G: Well, the fuss now, of course, is about The Squid and the Whale and your role of Bernard Berkman. He's a worn-down character. Can you explain your approach to his physicality?
JD: The role is based on Noah Baumbach's own father. And his own parents' divorce when Noah was a kid. Noah had introduced me to his father, Jonathan Baumbach, who's a writer. And the movie's based on Jonathan, but there's a lot of fiction in it too. And some of the external stuff, the physicality of Jonathan—there was some mannerisms that I kind of stole. But it was a problem because I was doing—I went right back into rehearsal and started doing an impression of him. So it was false. And so you've got to find things that you can relate to—that personalize it. You know, find some truth in you that you can connect. And then some of those other things will come along. And there were a couple things. One was the writer's mind. There's a fine line with writers between being completely absorbed with what you're writing about at the exclusion of everyone else, including those in the room talking to you, and, being completely self-absorbed. And Bernard, the character, doesn't make a distinction. So that helped. I understand that writers mind the focus and the shutting out of everything else. And then—I've been around a long time, and I've worked with a lot of people who made $20 million a movie, and won awards and stuff. And it's not a big deal. I mean, I live in Michigan, and when you live in Michigan, you give up recognition. You give up a lot of appreciation and recognition. You just—art comes with living in the middle of the country where nobody cares about you. But there is an under-appreciated factor with me. So I took that and kind of poured gasoline on it and lit it. And then I had Bernard.
G: You've described him as oblivious, but he also has shadows of self-loathing, doesn't he, about his inability to change?

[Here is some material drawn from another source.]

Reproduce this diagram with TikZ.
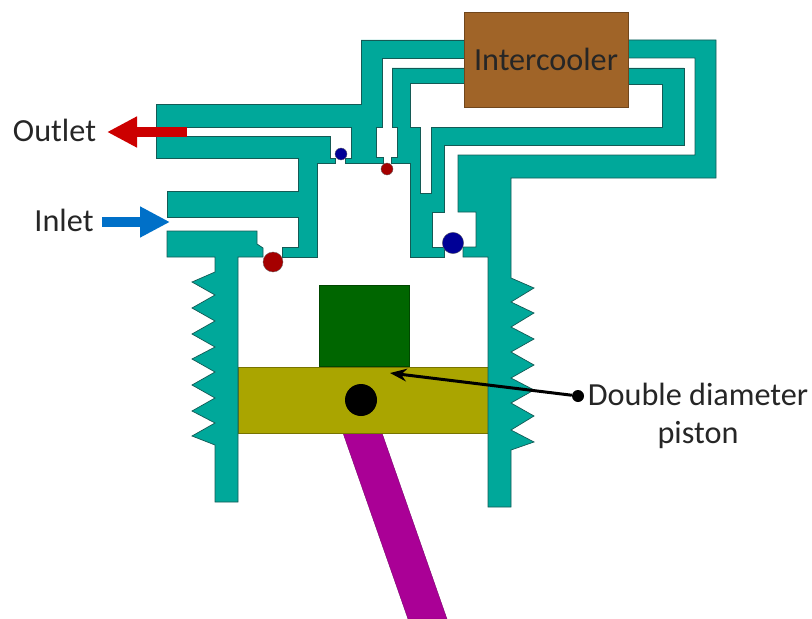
\documentclass[tikz,border=0pt]{standalone}
\usepackage{fontspec}
\setmainfont{Carlito}
\usetikzlibrary{arrows.meta}

\begin{document}
\begin{tikzpicture}[
    x=0.03cm, y=-0.03cm,
    % --- Styles ---
    wall/.style={draw=wallEdge, line width=0.6pt, fill=wallTeal, line join=miter},
    ball/.style={circle, draw=black!60, line width=0.3pt, inner sep=0pt},
    label_text/.style={align=center, font=\fontsize{27.5}{32}\selectfont, text=black!85},
    flow/.style={line width=0.3cm, -{Triangle[length=0.9cm, width=0.87cm]}},
    leader/.style={-{Stealth[length=0.5cm, width=0.38cm]}, line width=0.09cm, color=black}
]

    % --- Colors ---
    \definecolor{wallTeal}{RGB}{0,168,154}
    \definecolor{wallEdge}{RGB}{20,90,85}
    \definecolor{coolerBrown}{RGB}{160,100,40}
    \definecolor{pistonOlive}{RGB}{170,165,0}
    \definecolor{pistonGreen}{RGB}{0,102,0}
    \definecolor{rodPurple}{RGB}{170,0,150}
    \definecolor{ballRed}{RGB}{165,0,0}
    \definecolor{ballBlue}{RGB}{0,0,150}
    \definecolor{flowRed}{RGB}{204,0,0}
    \definecolor{flowBlue}{RGB}{0,112,200}

    \useasboundingbox (0,0) rectangle (812,619);

    % ==========================
    % 1. ROD AND PISTON
    % ==========================
    \draw[draw=rodPurple!70!black, line width=0.3pt, fill=rodPurple] (343,433) -- (382,433) -- (447,619) -- (408,619) -- cycle;
    \node[draw=pistonOlive!70!black, fill=pistonOlive, line width=0.6pt, minimum width=7.5cm, minimum height=1.98cm, inner sep=0pt] (piston) at (363,400) {};
    \node[draw=pistonGreen!70!black, fill=pistonGreen, line width=0.6pt, minimum width=2.7cm, minimum height=2.43cm, inner sep=0pt] (head) at (364,325.5) {};
    \node[circle, fill=black, minimum size=0.96cm, inner sep=0pt] (pin) at (361,400) {};

    % ==========================
    % 2. UPPER PASSAGES
    % ==========================

    % Outlet passage, upper wall
    \draw[wall] (156,104) -- (361,104) -- (361,40) -- (464,40) -- (464,58) -- (382,58) -- (382,127) -- (376,127) -- (376,157) -- (383,157) -- (383,163) -- (345,163) -- (345,158) -- (351,158) -- (351,127) -- (156,127) -- cycle;

    % Outlet passage, lower wall and inlet passage, upper wall
    \draw[wall] (156,136) -- (330,136) -- (330,158) -- (335,158) -- (335,163) -- (317,163) -- (317,257) -- (282,257) -- (282,247) -- (298,247) -- (298,217) -- (167,217) -- (167,191) -- (298,191) -- (298,158) -- (156,158) -- cycle;

    % Intercooler return, inner wall
    \draw[wall] (392,127) -- (392,68) -- (464,68) -- (464,83) -- (410,83) -- (410,127) -- (420,127) -- (420,193) -- (431,193) -- (431,127) -- (662,127) -- (662,84) -- (628,84) -- (628,68) -- (684,68) -- (684,145) -- (444,145) -- (444,212) -- (432,212) -- (432,247) -- (444,247) -- (444,257) -- (410,257) -- (410,163) -- (391,163) -- (391,157) -- (397,157) -- (397,127) -- cycle;

    % ==========================
    % 3. CYLINDER WALLS WITH FINS
    % ==========================

    % Left wall
    \draw[wall] (167,231) -- (257,231) -- (257,244) -- (263,248) -- (263,257) -- (238,257) -- (238,502) -- (215,502) -- (215,445)
        -- (192,436) -- (215,423) -- (192,411) -- (215,398) -- (192,385) -- (215,372) -- (192,359)
        -- (215,347) -- (192,334) -- (215,321) -- (192,308) -- (215,295) -- (192,282) -- (215,272)
        -- (215,257) -- (167,257) -- cycle;

    % Right wall
    \draw[wall] (628,40) -- (716,40) -- (716,178) -- (511,178) -- (511,278)
        -- (534,288) -- (511,302) -- (534,313) -- (511,327) -- (534,339) -- (511,352) -- (534,365)
        -- (511,378) -- (534,390) -- (511,403) -- (534,416) -- (511,430) -- (534,442) -- (511,450)
        -- (511,507) -- (488,507) -- (488,257) -- (463,257) -- (463,247) -- (476,247) -- (476,212) -- (458,212) -- (458,155) -- (695,155) -- (695,58) -- (628,58) -- cycle;

    % ==========================
    % 4. INTERCOOLER AND VALVES
    % ==========================
    \node[draw=coolerBrown!70!black, fill=coolerBrown, line width=0.7pt, minimum width=4.92cm, minimum height=2.85cm, inner sep=0pt, label_text] (cooler) at (546,59.5) {\raisebox{-1.5pt}{Intercooler}};

    \node[ball, fill=ballBlue, minimum size=0.36cm] (outValve) at (341,154) {};
    \node[ball, fill=ballRed, minimum size=0.36cm] (coolerValve) at (387,169) {};
    \node[ball, fill=ballRed, minimum size=0.6cm] (inValve) at (273,262) {};
    \node[ball, fill=ballBlue, minimum size=0.64cm] (returnValve) at (453,243) {};

    % ==========================
    % 5. FLOW ARROWS AND LABELS
    % ==========================
    \coordinate (outTail) at (187,132);
    \coordinate (outTip) at (107,132);
    \draw[flow, color=flowRed] (outTail) -- (outTip);
    \node[label_text] (outlet) at (54.5,130) {Outlet};

    \coordinate (inTail) at (102,222);
    \coordinate (inTip) at (170,222);
    \draw[flow, color=flowBlue] (inTail) -- (inTip);
    \node[label_text] (inlet) at (64,220) {Inlet};

    \node[circle, fill=black, minimum size=0.36cm, inner sep=0pt] (dot) at (578,396) {};
    \coordinate (pistonTip) at (390,373);
    \draw[leader] (dot) -- (pistonTip);
    \node[label_text] (pistonLabel) at (698,416) {Double diameter\\piston};

\end{tikzpicture}
\end{document}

JD: I don't know. I don't know that I ever consciously thought that. Noah and I really focused on that he was the victim—that if it were up to him, the marriage would still be together. That it's not my fault. That his one scene—I get my kid a desk, and he complains that it's a left-handed desk, not a right hand. If we did the scene and kept going, Bernard would have said, "But I got you a desk. Don't miss the point. I got you something." His intentions are good, but he stumbles, fails miserably as a father. As an actor, you can't play pompous, or you can't play "in denial"; you can't play oblivious to how he is. You have to find those other things and let the script do the work.
G: The positive motivations. "I just want to be understood."
JD: Yeah, I mean all that stuff—"I want this, I want that"— that's what you have to play. So that's what we stuck to. I don't think he ever was really aware—there were a couple moments when, you know, the pain, the truth of how he is and what his life really is, hit him. But for the most part of the movie, he's completely in love with his ability and his self and his writing and thinks that the book that he did get published that was semi-successful—was last week, not fifteen years ago. He's still living in a false world.
G: As a theatre-loving actor, and theatre writer, rehearsal is a happy luxury, right?
G: How did you use that here on this film?
JD: It was essential because we had twenty-three days to shoot the film. And every role in it is complex. I think we had about two weeks of rehearsal, which was unheard of, and we just used it and it allowed us to show up on day one of shooting, and then every day thereafter, knowing what we were doing. The director and the actors knew what we were doing, so that when take one happened, we were already there. You know, none of this kind of discussion-on-the-set crap. We didn't have time for it. Didn't have time. So it was hugely important, especially on a film like this where the characters are so complex.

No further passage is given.